Shivam Bharatkumar·Apr 10, 2026·7 min read

Budget is a multiplier. Craft is the base number.

I have watched $500 ads print revenue while $50,000 TV spots ran once and vanished. It is not a moral story about budget. It is structural. The small ad wins because it is built for the medium it runs on. The big ad was built for a world that no longer exists.

The myth of production-value-as-performance

Glossy production helped in 2005 when viewers had three channels and a remote. It hurts in 2026 when viewers have infinite scroll. Production that signals 'this is a commercial' gets skipped before the viewer can decide if they care.

What the small ad does right

1. It writes for a single platform

A $500 ad meant for TikTok is shot vertical, captioned, cut fast, and paced for muted viewing. A $50,000 TV spot repurposed as a 9:16 square crop is a visual apology.

2. It picks one job

Small ads chase one outcome: click, install, book, buy. TV spots try to do brand, awareness, demo, emotion, and call-to-action in 30 seconds. They end up doing none of them well.

3. It can iterate

A $500 ad can be re-cut a week later. A $50,000 spot is a committee decision that will not be revisited for six months. Iteration compounds faster than polish.

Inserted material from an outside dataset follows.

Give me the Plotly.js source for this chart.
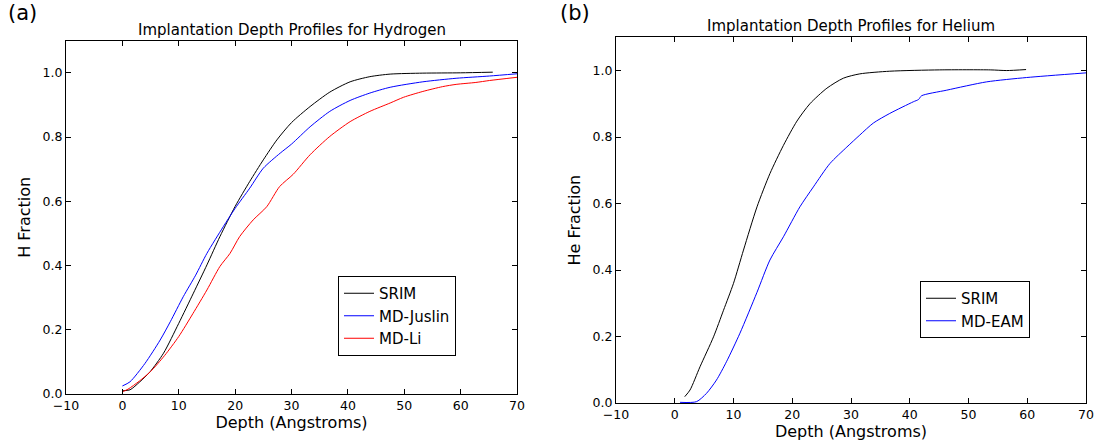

When big budgets still win

Brand films for Super Bowl placements, IPO moments, or category-defining launches. The budget is in the distribution bet, not the ad. If the ad will not be seen by 100 million people in 24 hours, do not build a $50,000 asset for it.

What this means for your next ad

If you are debating $50,000 for one spot versus five $5,000 ads spread across Q2, make the five. Pick the winner from the data. Spend the balance on distribution of that winner. This is how modern video marketing compounds.